Harrogate Borough Council will be abolished but what happens next to town's public assets
Harrogate Borough Council’s fate is now certain - it will be abolished in less than two years’ time as part of the biggest shake-up in local government for almost 50 years.
After the Government announced it would back its version of a new super authority to run the county from 2023 with the possibility of an elected super mayor to follow, North Yorkshire County Council pledged Harrogate’s interests would not be left behind in LGR (Local Government Reorganisation).
North Yorkshire County Council leader Coun Carl Les said: “We are not just talking about devolving powers down from Whitehall to the county, we are talking about a double devolution of new powers coming to town and parish councils.
“Harrogate is going to be hugely important in this.”

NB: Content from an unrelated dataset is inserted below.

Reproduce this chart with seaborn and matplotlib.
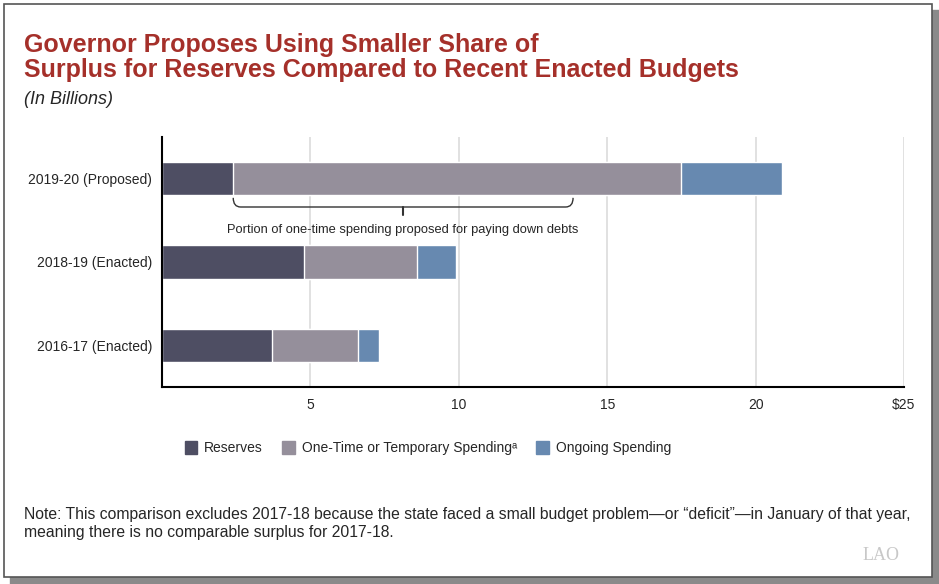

LGR may not be the world’s sexiest acronym but its impact on how council tax payers in Harrogate live their lives is likely to be felt in some way for decades.
But the reaction in the town to the news has been muted with Harrogate council saying it will work to carry on its existing projects and support a smooth transition to the new local government system.

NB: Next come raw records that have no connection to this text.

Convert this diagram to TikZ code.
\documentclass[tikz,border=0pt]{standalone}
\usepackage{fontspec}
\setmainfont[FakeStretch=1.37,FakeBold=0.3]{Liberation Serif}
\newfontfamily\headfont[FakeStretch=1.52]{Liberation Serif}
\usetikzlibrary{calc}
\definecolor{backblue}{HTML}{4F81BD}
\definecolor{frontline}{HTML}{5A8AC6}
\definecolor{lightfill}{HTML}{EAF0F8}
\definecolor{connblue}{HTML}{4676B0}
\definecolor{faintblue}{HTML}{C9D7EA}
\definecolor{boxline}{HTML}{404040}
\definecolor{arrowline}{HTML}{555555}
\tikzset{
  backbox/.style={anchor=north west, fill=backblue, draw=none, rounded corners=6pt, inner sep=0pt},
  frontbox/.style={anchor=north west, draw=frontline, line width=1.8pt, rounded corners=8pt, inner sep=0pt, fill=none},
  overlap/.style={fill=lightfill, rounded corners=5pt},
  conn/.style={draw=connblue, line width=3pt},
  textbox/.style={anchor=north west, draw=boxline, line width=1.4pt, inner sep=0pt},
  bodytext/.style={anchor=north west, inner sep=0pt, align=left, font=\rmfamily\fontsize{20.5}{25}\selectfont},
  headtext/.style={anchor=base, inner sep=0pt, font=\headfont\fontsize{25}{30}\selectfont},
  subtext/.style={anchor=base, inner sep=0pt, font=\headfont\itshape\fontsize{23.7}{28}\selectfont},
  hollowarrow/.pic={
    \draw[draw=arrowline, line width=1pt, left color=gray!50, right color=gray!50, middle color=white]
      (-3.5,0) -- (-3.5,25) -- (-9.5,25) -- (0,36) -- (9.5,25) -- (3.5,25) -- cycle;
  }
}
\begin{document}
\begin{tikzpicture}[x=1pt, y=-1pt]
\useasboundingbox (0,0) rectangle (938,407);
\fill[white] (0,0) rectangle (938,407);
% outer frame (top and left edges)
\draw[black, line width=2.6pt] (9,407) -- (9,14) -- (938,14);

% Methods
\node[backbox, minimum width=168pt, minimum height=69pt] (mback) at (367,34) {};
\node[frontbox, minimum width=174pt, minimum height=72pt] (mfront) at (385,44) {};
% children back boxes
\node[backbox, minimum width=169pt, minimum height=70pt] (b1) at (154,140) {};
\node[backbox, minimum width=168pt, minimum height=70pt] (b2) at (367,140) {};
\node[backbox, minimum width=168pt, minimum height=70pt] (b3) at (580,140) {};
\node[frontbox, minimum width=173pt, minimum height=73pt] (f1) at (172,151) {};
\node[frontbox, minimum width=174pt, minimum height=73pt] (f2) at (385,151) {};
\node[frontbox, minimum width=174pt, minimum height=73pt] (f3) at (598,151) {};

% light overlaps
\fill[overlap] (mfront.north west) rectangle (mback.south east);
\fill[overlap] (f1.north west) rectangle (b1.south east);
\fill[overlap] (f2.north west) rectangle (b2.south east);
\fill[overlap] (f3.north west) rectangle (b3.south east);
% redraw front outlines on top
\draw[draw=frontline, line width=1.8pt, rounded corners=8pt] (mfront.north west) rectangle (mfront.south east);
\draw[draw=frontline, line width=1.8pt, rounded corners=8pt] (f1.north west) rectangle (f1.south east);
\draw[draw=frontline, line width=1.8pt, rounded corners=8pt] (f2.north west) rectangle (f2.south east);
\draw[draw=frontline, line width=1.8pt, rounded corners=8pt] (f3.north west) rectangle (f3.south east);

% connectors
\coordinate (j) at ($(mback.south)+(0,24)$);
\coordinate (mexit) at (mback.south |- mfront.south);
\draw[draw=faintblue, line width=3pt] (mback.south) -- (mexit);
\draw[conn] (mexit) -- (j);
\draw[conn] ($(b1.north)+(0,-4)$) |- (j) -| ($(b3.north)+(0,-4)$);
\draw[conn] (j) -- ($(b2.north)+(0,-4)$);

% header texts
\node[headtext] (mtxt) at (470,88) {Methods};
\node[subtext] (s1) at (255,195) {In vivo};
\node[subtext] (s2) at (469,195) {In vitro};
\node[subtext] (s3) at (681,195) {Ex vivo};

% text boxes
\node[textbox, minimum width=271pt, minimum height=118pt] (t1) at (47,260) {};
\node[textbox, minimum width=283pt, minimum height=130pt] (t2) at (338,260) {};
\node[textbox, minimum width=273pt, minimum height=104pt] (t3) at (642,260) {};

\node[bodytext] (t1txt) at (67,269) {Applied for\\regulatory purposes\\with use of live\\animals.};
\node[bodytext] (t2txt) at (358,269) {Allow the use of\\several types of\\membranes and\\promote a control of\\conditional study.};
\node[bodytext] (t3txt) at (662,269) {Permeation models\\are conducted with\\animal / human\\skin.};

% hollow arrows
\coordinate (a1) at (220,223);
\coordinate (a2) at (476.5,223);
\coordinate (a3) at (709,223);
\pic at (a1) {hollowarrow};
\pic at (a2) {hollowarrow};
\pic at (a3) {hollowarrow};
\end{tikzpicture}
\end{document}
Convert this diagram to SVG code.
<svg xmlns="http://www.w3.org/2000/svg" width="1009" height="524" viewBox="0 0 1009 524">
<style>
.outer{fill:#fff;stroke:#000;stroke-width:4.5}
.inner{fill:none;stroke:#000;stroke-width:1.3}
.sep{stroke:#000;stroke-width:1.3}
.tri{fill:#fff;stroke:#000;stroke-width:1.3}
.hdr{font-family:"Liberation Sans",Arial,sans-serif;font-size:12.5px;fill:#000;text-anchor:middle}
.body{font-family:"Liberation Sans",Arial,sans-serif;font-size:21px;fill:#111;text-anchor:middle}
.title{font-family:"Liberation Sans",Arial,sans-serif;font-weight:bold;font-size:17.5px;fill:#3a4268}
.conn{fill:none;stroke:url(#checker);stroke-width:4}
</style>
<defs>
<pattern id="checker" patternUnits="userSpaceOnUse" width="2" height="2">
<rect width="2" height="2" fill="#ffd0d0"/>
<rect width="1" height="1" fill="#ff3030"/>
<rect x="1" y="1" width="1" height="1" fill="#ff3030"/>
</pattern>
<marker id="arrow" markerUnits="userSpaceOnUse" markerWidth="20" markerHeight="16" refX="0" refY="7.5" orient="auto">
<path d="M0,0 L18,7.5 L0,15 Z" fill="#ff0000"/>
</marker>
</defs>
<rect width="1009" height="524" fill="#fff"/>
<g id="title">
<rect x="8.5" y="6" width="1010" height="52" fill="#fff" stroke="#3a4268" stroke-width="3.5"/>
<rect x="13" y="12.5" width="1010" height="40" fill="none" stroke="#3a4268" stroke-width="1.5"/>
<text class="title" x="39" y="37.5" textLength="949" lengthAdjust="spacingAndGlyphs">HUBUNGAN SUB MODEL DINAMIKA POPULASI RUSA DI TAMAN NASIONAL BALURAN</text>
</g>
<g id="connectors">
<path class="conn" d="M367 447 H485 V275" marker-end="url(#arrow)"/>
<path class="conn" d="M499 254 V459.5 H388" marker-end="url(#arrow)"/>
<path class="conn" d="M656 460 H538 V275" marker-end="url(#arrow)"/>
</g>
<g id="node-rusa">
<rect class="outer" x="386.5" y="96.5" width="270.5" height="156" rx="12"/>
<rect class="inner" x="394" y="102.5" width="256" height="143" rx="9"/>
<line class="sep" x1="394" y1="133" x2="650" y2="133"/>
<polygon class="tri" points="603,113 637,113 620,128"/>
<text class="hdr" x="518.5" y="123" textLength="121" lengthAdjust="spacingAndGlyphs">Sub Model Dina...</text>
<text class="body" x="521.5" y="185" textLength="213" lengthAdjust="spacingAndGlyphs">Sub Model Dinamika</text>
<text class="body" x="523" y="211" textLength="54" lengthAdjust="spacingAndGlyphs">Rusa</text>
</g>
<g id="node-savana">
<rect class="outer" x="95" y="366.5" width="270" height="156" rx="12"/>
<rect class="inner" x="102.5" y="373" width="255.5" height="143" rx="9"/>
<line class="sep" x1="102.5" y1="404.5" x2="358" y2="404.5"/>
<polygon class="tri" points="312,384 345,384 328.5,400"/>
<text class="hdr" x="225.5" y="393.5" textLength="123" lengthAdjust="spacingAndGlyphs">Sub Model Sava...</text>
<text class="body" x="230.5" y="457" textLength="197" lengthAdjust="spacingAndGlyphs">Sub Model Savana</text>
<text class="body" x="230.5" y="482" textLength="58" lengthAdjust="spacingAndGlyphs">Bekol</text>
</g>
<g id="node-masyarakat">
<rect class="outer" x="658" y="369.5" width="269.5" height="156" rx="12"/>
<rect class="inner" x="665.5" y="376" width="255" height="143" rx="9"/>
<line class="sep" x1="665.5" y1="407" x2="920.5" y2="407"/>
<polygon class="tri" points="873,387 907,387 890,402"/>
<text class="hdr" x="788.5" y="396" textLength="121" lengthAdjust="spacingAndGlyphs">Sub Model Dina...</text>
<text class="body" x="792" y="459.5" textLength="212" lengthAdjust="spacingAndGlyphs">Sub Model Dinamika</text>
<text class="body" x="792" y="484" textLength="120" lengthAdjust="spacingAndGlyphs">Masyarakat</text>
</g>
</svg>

Wallace Sampson OBE, chief executive of Harrogate Borough Council said: “We are disappointed that Government has chosen to form one council across the whole of North Yorkshire.
“Despite the outcome, Harrogate Borough Council will continue to exist until 2023 and we have no plans to sit back until this time.”

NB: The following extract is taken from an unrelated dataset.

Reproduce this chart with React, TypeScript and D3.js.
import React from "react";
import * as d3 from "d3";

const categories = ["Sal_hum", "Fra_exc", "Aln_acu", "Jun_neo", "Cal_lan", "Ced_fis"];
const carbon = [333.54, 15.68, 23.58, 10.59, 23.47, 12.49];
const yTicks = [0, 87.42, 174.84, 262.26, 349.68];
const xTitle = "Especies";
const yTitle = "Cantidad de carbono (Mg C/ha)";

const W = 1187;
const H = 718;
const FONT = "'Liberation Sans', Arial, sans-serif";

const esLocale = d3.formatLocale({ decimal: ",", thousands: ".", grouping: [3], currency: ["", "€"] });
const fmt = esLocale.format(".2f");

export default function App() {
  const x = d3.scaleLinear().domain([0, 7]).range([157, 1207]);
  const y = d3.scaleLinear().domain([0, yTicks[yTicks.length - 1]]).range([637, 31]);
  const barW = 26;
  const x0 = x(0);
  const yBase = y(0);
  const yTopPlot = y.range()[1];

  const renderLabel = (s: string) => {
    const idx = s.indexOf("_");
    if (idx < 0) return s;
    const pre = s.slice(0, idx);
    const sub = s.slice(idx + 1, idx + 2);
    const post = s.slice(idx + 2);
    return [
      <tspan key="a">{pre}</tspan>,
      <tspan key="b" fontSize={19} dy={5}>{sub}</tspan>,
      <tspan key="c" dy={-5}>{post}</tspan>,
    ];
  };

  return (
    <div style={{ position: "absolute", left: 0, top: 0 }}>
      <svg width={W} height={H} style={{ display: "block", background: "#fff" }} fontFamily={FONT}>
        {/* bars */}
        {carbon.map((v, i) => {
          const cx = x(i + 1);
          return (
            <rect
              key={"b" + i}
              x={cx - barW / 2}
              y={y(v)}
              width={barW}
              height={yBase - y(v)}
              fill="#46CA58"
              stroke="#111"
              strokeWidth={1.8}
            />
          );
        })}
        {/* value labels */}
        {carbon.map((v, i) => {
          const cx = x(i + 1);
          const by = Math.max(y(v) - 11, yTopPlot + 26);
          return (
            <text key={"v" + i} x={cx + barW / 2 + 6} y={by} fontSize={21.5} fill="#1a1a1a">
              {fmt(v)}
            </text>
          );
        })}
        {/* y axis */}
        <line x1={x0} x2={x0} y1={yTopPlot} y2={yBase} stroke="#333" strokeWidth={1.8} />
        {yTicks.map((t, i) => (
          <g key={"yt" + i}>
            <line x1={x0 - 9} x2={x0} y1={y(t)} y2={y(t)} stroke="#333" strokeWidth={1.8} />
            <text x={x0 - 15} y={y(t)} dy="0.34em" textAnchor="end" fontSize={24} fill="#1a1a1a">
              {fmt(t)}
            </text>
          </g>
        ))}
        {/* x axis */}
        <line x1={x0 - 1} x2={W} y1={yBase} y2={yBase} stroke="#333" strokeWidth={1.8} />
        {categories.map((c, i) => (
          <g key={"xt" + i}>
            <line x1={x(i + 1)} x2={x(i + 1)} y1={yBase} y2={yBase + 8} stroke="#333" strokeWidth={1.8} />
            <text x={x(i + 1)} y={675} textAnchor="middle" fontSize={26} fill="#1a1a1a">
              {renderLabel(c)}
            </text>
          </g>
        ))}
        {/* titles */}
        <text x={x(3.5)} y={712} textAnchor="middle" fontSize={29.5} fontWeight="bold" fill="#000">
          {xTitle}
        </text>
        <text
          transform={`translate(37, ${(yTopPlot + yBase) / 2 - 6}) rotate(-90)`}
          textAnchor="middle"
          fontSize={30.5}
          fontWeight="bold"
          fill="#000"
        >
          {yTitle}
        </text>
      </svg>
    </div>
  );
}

But business and community groups say there are more practical implications for important parts of Harrogate life than is visible at first glance, with a long list of questions which need to be addressed.
Among the important issues they are raising now include:
What will happen to existing council staff?
Who will now have responsibility over the Stray?
What happens to Harrogate council’s support in the arts and leisure sector such as Harrogate Theatre?
What happens to Harrogate Convention Centre?
What happens to the council’s headquarters at Harrogate Civic Centre, built recently at a cost of £13million.
What happens to the council’s former headquarters at Crescent Gardens?
Who will stand in elections to the new super authority?
What will happen to Harrogate council’s support for homeless projects?
Will a Harrogate Town Council have to be created?
Despite the upheaval involved with transferring all current council services and powers to a new single unitary council based in Northallerton, including the abolition of Harrogate Borough Council, all concerned are emphasising that things will carry on largely as normal.
North Yorkshire County Council leader Coun Carl Les welcomed the news Northallerton’s bid had won over a rival plan by the county’s seven district councils, including Harrogate, by saying it would not not only save an estimated £25million every year in efficiencies but it was a natural fit for residents in terms of delivering services.
As the elected body already handling 80 per cent of all services, North Yorkshire says it is ready for its new, bigger role even if it admits there are many decisions about policy and strategy to be made before April 2023.
Harrogate Borough Council says it is disappointed at losing out but it, too, is keen to work for a smooth transition to the new authority in 2023.